Effect of a magnetic field on the quasiparticle recombination in superconductors

TL;DR

This study investigates how magnetic fields influence quasiparticle recombination in superconductors, revealing that increasing magnetic fields slow down the process mainly due to gap reduction and spin effects.

Contribution

It provides experimental evidence that magnetic fields slow quasiparticle recombination primarily through gap reduction, with spin polarization effects minimized by spin-orbit scattering.

Findings

Magnetic fields significantly slow quasiparticle recombination.

Field-induced gap reduction is the main factor affecting recombination.
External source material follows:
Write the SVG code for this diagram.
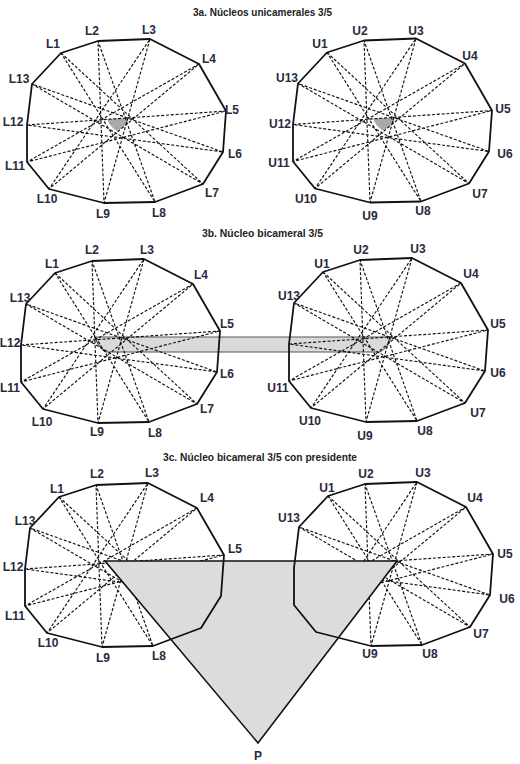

Spin polarization effects are suppressed by strong spin-orbit scattering.

Abstract

Quasiparticle recombination in a superconductor with an s-wave gap is typically dominated by a phonon bottleneck effect. We have studied how a magnetic field changes this recombination process in metallic thin-film superconductors, finding that the quasiparticle recombination process is significantly slowed as the field increases. While we observe this for all field orientations, we focus here on the results for a field applied parallel to the thin film surface, minimizing the influence of vortices. The magnetic field disrupts the time-reversal symmetry of the pairs, giving them a finite lifetime and decreasing the energy gap. The field could also polarize the quasiparticle spins, producing different populations of spin-up and spin-down quasiparticles. Both processes favor slower recombination; in our materials we conclude that strong spin-orbit scattering reduces the spin polarization, leaving the field-induced gap reduction as the dominant effect and accounting quantitatively for the observed recombination rate reduction.